The Maryland legislature passed a bill on Thursday that will make it the first state to agree to reimburse Planned Parenthood centers in the event that the GOP and Trump decide to defund them.
The measure will allocate $2 million from the state’s Medicaid budget, and $700,000 from the state’s general fund to make up for the loss in federal funding.
This is not entirely surprising. As unfortunate as it is that the federal government will be abdicating its responsibility to fund family planning clinics that have actual doctors and, you know, do things other than just say “Hey! How about you NOT have an abortion?” it will probably be the case for most blue states if the defunding does happen. It was, however, very nice of Maryland to get that ball rolling. YAY MARYLAND!
What is surprising, however, is that Larry Hogan, the state’s Republican governor, allowed the bill to pass without his signature, along with 15 other progressive measures — including one that would fund lawsuits against the Trump administration by the state’s attorney general.
Last week, Hogan signed a bill banning fracking in the state. Which is, again, a pretty surprising thing for a Republican governor to be doing.
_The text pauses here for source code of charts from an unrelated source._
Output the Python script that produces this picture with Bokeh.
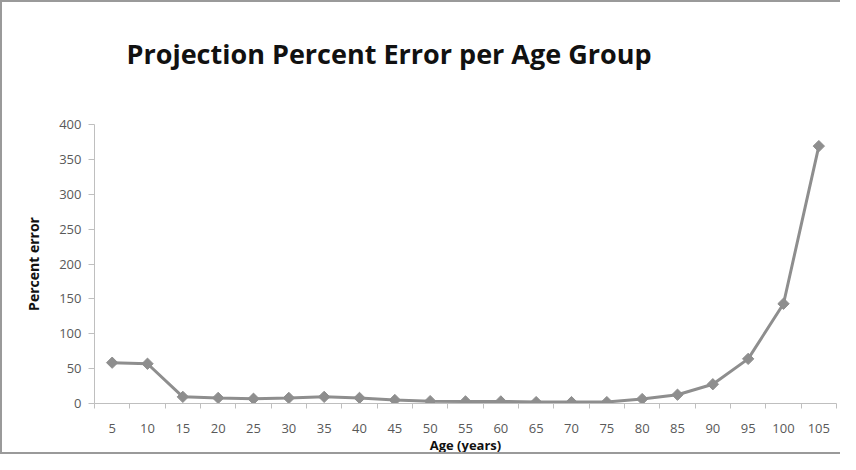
import math
from bokeh.plotting import figure
from bokeh.models import FixedTicker, Range1d, ColumnDataSource, Title
from bokeh.embed import file_html
from bokeh.resources import INLINE

title_text = "Projection Percent Error per Age Group"
ages = [5, 10, 15, 20, 25, 30, 35, 40, 45, 50, 55, 60, 65, 70, 75, 80, 85, 90, 95, 100, 105]
percent_error = [58.5, 57, 9.5, 8, 6.8, 8, 9.5, 8, 5, 3.4, 3, 3, 2, 2, 2, 6.4, 12.6, 27.6, 64, 143, 369]
y_ticks = [0, 50, 100, 150, 200, 250, 300, 350, 400]

src = ColumnDataSource(dict(age=ages, err=percent_error))

p = figure(width=840, height=454, output_backend="svg", toolbar_location=None,
           x_range=Range1d(2.5, 107.5), y_range=Range1d(0, 400),
           min_border_left=92, min_border_right=6, min_border_top=122, min_border_bottom=48,
           title=None)
p.styles = {"border-left": "2px solid #9a9a9a", "border-top": "2px solid #9a9a9a",
            "border-bottom": "2px solid #9a9a9a"}

# spacer panel nearest the frame, then the real title further out
p.add_layout(Title(text=" ", text_font_size="2px", standoff=49), "above")
p.add_layout(Title(text=title_text, text_font="Open Sans", text_font_style="bold",
                   text_font_size="27px", text_color="#111111", offset=32, standoff=0),
             "above")

p.outline_line_color = None
p.grid.grid_line_color = None
p.background_fill_color = "white"
p.border_fill_color = "white"

grey = "#BFBFBF"
lab = "#595959"

xa = p.xaxis[0]
xa.ticker = FixedTicker(ticks=ages, minor_ticks=[a - 2.5 for a in ages] + [107.5])
xa.major_tick_line_color = None
xa.major_tick_out = 0
xa.major_tick_in = 0
xa.minor_tick_line_color = grey
xa.minor_tick_out = 5
xa.minor_tick_in = 0
xa.axis_line_color = grey
xa.major_label_text_font = "Open Sans"
xa.major_label_text_font_size = "13px"
xa.major_label_text_color = lab
xa.major_label_standoff = 15
xa.axis_label = "Age (years)"
xa.axis_label_text_font = "Open Sans"
xa.axis_label_text_font_style = "bold"
xa.axis_label_text_font_size = "13px"
xa.axis_label_text_color = "#111111"
xa.axis_label_standoff = 0

ya = p.yaxis[0]
ya.ticker = FixedTicker(ticks=y_ticks)
ya.major_tick_line_color = grey
ya.major_tick_out = 6
ya.major_tick_in = 0
ya.minor_tick_line_color = None
ya.axis_line_color = grey
ya.major_label_text_font = "Open Sans"
ya.major_label_text_font_size = "13px"
ya.major_label_text_color = lab
ya.major_label_standoff = 7
ya.axis_label = "Percent error"
ya.axis_label_text_font = "Open Sans"
ya.axis_label_text_font_style = "bold"
ya.axis_label_text_font_size = "14px"
ya.axis_label_text_color = "#111111"
ya.axis_label_standoff = 13

line_col = "#8E8E8E"
p.line("age", "err", source=src, line_color=line_col, line_width=3)
p.scatter("age", "err", source=src, marker="square", size=8, angle=math.pi / 4,
          fill_color=line_col, line_color=line_col)

open("out.html", "w").write(file_html(p, INLINE))
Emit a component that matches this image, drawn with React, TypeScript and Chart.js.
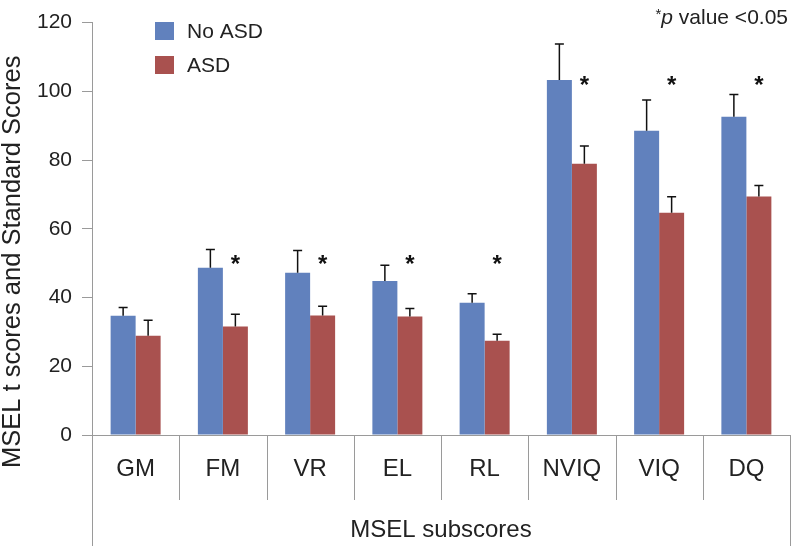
import React, { useEffect, useRef } from "react";
import { Chart, registerables } from "chart.js";

Chart.register(...registerables);

const categories = ["GM", "FM", "VR", "EL", "RL", "NVIQ", "VIQ", "DQ"];
const noAsdMeans = [34.7, 48.7, 47.2, 44.8, 38.5, 103.3, 88.5, 92.6];
const noAsdErrors = [2.4, 5.3, 6.5, 4.6, 2.6, 10.5, 9.0, 6.5];
const asdMeans = [28.9, 31.6, 34.8, 34.5, 27.4, 78.9, 64.7, 69.4];
const asdErrors = [4.5, 3.5, 2.7, 2.3, 1.9, 5.2, 4.6, 3.2];
const significanceLevels: (number | null)[] = [null, 50, 50, 50, 50, 102, 102, 102];
const yTickValues = [0, 20, 40, 60, 80, 100, 120];

const FONT = "'Liberation Sans', Arial, sans-serif";
const TEXT = "#222";
const AXIS = "#9a9a9a";
const BLUE = "#6181BD";
const RED = "#A9514F";

const errorBarPlugin = {
  id: "errorBars",
  afterDatasetsDraw(chart: any) {
    const { ctx } = chart;
    const y = chart.scales.y;
    ctx.save();
    ctx.strokeStyle = "#111";
    ctx.lineWidth = 1.5;
    chart.data.datasets.forEach((ds: any, di: number) => {
      const meta = chart.getDatasetMeta(di);
      meta.data.forEach((bar: any, j: number) => {
        const top = y.getPixelForValue(ds.data[j] + ds.errors[j]);
        ctx.beginPath();
        ctx.moveTo(bar.x, bar.y);
        ctx.lineTo(bar.x, top);
        ctx.moveTo(bar.x - 4.5, top);
        ctx.lineTo(bar.x + 4.5, top);
        ctx.stroke();
      });
    });
    // significance asterisks above ASD bars
    const asdMeta = chart.getDatasetMeta(1);
    ctx.fillStyle = "#111";
    ctx.font = `bold 24px ${FONT}`;
    ctx.textAlign = "center";
    ctx.textBaseline = "middle";
    significanceLevels.forEach((lvl, j) => {
      if (lvl == null) return;
      const bar = asdMeta.data[j];
      ctx.fillText("*", bar.x, y.getPixelForValue(lvl) + 2);
    });
    ctx.restore();
  },
};

const framePlugin = {
  id: "frame",
  afterDraw(chart: any) {
    const { ctx, chartArea } = chart;
    const x = chart.scales.x;
    const y = chart.scales.y;
    ctx.save();
    ctx.strokeStyle = AXIS;
    ctx.lineWidth = 1;
    const bottom = chartArea.bottom;
    for (let i = 0; i <= categories.length; i++) {
      const px = Math.round(x.getPixelForValue(i - 0.5)) + 0.5;
      const outer = i === 0 || i === categories.length;
      ctx.beginPath();
      ctx.moveTo(px, bottom);
      ctx.lineTo(px, outer ? chart.height : bottom + 65);
      ctx.stroke();
    }
    // y axis title
    ctx.fillStyle = TEXT;
    ctx.font = `25.5px ${FONT}`;
    ctx.textAlign = "center";
    ctx.textBaseline = "middle";
    ctx.translate(13, (y.top + y.bottom) / 2 + 33);
    ctx.rotate(-Math.PI / 2);
    ctx.fillText("MSEL t scores and Standard Scores", 0, 0);
    ctx.restore();

    // legend
    ctx.save();
    ctx.font = `21px ${FONT}`;
    ctx.textBaseline = "middle";
    ctx.textAlign = "left";
    chart.data.datasets.forEach((ds: any, i: number) => {
      const cy = 31 + i * 34;
      ctx.fillStyle = ds.backgroundColor;
      ctx.fillRect(155, cy - 9, 19, 18);
      ctx.fillStyle = TEXT;
      ctx.fillText(ds.label, 187, cy + 1);
    });

    // p value note
    ctx.textBaseline = "alphabetic";
    ctx.textAlign = "left";
    const right = 788;
    const base = 24;
    ctx.font = `21px ${FONT}`;
    const rest = " value <0.05";
    const wRest = ctx.measureText(rest).width;
    ctx.font = `italic 21px ${FONT}`;
    const wP = ctx.measureText("p").width;
    ctx.font = `15px ${FONT}`;
    const wStar = ctx.measureText("*").width;
    let xx = right - wRest - wP - wStar;
    ctx.fillText("*", xx, base - 5);
    xx += wStar;
    ctx.font = `italic 21px ${FONT}`;
    ctx.fillText("p", xx, base);
    xx += wP;
    ctx.font = `21px ${FONT}`;
    ctx.fillText(rest, xx, base);
    ctx.restore();
  },
};

export default function App() {
  const canvasRef = useRef<HTMLCanvasElement | null>(null);

  useEffect(() => {
    document.body.style.margin = "0";
    const canvas = canvasRef.current;
    if (!canvas) return;
    const chart = new Chart(canvas, {
      type: "bar",
      data: {
        labels: categories,
        datasets: [
          {
            label: "No ASD",
            data: noAsdMeans,
            errors: noAsdErrors,
            backgroundColor: BLUE,
            borderWidth: 0,
            barPercentage: 1,
            categoryPercentage: 0.573,
          } as any,
          {
            label: "ASD",
            data: asdMeans,
            errors: asdErrors,
            backgroundColor: RED,
            borderWidth: 0,
            barPercentage: 1,
            categoryPercentage: 0.573,
          } as any,
        ],
      },
      options: {
        animation: false,
        responsive: true,
        maintainAspectRatio: false,
        layout: { padding: { top: 20, right: 7, left: 0, bottom: 0 } },
        plugins: {
          legend: { display: false },
          tooltip: { enabled: false },
          title: { display: false },
        },
        scales: {
          x: {
            type: "category",
            grid: {
              display: true,
              drawOnChartArea: false,
              drawTicks: false,
              color: "rgba(0,0,0,0)",
            },
            border: { display: true, color: AXIS, width: 1 },
            ticks: {
              color: TEXT,
              font: { family: FONT, size: 24 },
              padding: 20,
              maxRotation: 0,
              autoSkip: false,
            },
            title: {
              display: true,
              text: "MSEL subscores",
              color: TEXT,
              font: { family: FONT, size: 24, lineHeight: 1.2 },
              padding: { top: 0, bottom: 1 },
            },
            afterFit(scale: any) {
              scale.height = 111;
            },
          },
          y: {
            type: "linear",
            min: 0,
            max: 120,
            afterBuildTicks(scale: any) {
              scale.ticks = yTickValues.map((v) => ({ value: v }));
            },
            grid: {
              drawOnChartArea: false,
              drawTicks: true,
              tickLength: 10,
              color: AXIS,
            },
            border: { display: true, color: AXIS, width: 1 },
            ticks: {
              color: TEXT,
              font: { family: FONT, size: 21 },
              padding: 10,
            },
            afterFit(scale: any) {
              scale.width = 92;
            },
          },
        },
      },
      plugins: [errorBarPlugin, framePlugin],
    });
    return () => chart.destroy();
  }, []);

  return (
    <div style={{ width: 797, height: 546, position: "relative", background: "#fff" }}>
      <canvas ref={canvasRef} />
    </div>
  );
}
So what’s up with that? Well, part of it could be the fact that Maryland’s legislature is Democrat-led and he figures all his vetoes will be overturned anyway by Maryland’s supermajority Dems. Which is exactly what happened with the one bill he did veto — one that would prohibit the school board from converting failing public schools into charter schools.
It could be that, or — more likely — he doesn’t want to do anything to piss off the state’s largely Democratic constituency.
Hogan is up for re-election in 2018, and is hoping to be the first Republican governor elected to a second term in Maryland in more than 60 years. However, Trump being elected — and being extremely unpopular in Maryland — is likely going to make that a tad difficult. Hogan has, so far, strategically avoided saying anything whatsoever about Trump and his policies, which hasn’t gone over particularly well with constituents who would prefer to see their governor stand up to the president.
Given the rather robust field of potential Democratic candidates — which includes former NAACP President Benjamin Jealous — Hogan is likely trying to hold on to the Democratic votes he was able to secure in 2014 by not stepping on too many toes.